While the bill promises compensation for the children, many parents are concerned about the tough workload for their five and six-year-olds.
“My son goes to school to learn about sharing and math, and this federal overreach into our schools will definitely scare my boy,” Janet Butely, whose five-year old son will be one of the first to take part in the new program, said. “Billy barely knows how to tie his shoes. I doubt he and 10 other kindergarteners can understand the interstate highway system.”
Motorists driving around the trial areas have had mixed feelings about the initiative, with some claiming the new signs cause a major distraction.

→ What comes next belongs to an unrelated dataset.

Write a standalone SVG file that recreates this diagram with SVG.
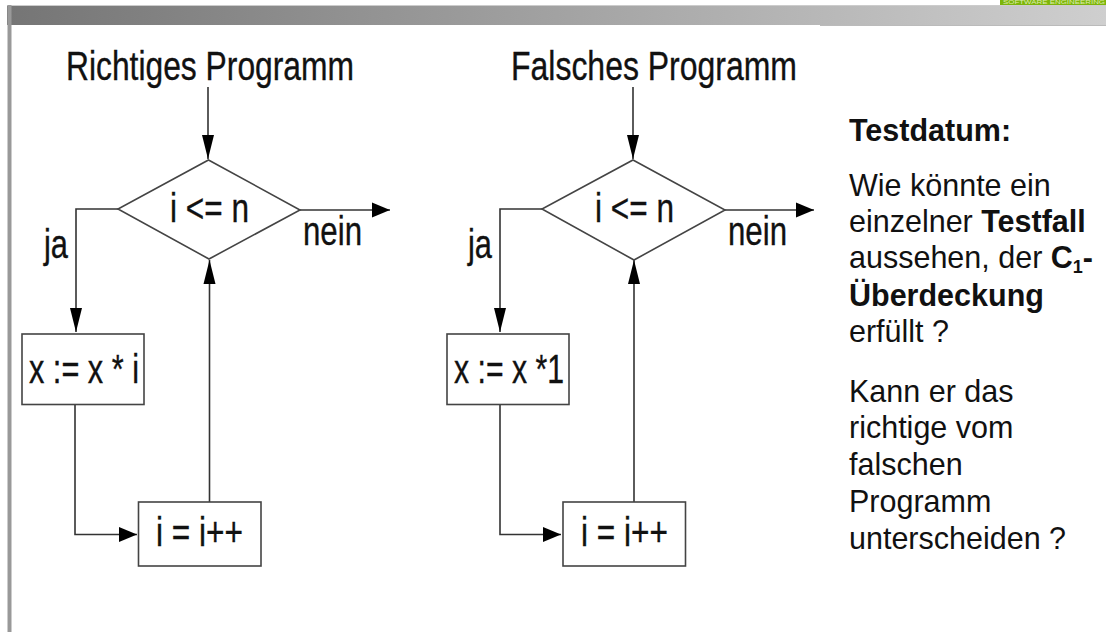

“I saw maybe two or three signs blow away as soon as they were put in the ground,” Boise-native Chuck Walters said. “None of the signs still standing are lit at night, so I don’t see the point behind any of this. I don’t expect kids to understand electricity, nor do I expect them to have any grasp on the country’s crumbling infrastructure.”
A supplementary bill addressing road conditions will make its way through Congress at the same time.
“Given the nationwide surplus of Play-Doh and Silly Puddy, America’s major roadways will soon be replaced by an assortment of children’s molding toys,” Chao said.